Of course, even if that were the case you'd think that maybe one of these conspirators would, call me crazy here, read the newspapers or something and realize they had the wrong woman. Once they knew that Kelly was still alive they would naturally want to finish the job right away. Are we supposed to believe they'd just let her run around for more than a month knowing this terrible secret and potentially telling it to everyone she knew? It just doesn't make much sense.

The idea of a giant arrow over Whitechapel is probably one of the least outrageous parts of the whole theory. On the other hand, there's not really anything to support it either.


The Pentacle

"You can't outrun it, Netley. It surrounds us... This pentacle of Sun Gods, obelisks and rational male fire, wherein unconsciousness, the Moon and Womanhood are chained. Its lines of power and meaning must be reinforced, according to the ancient ways... What better sacrifice than 'Heiros Gamos'? Than Diana's priestesses?"

-William Gull,
as imagined by Alan Moore
(Note 8)

This one is another variant of the Royal Conspiracy theory but is probably even less logical.

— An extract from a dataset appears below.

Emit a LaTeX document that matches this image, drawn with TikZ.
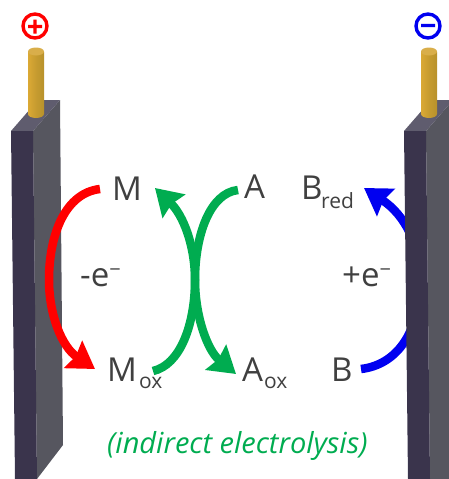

A pentacle is a figure shaped like a five pointed star formed by connecting alternating points with line segments. It is also variously known as a pentagram, pentangle or pentalpha. As probably the most well recognized magical symbol by the general public,(Note 9) and considering that most people believe Jack killed five victims, it's not too surprising that it has been suggested as a symbol that the Whitechapel murderer was trying to form.

Without even taking a look at the locations in question, however, it seems difficult to reconcile the idea of a figure with five equal sides when others are proposing ones with four equal sides. For each of those two concepts to work, the points would have to be spread out in very different formations. In fact, the five crime scenes (now including Mary Jane Kelly) are not distributed in a way that one could make a figure with five equal sides.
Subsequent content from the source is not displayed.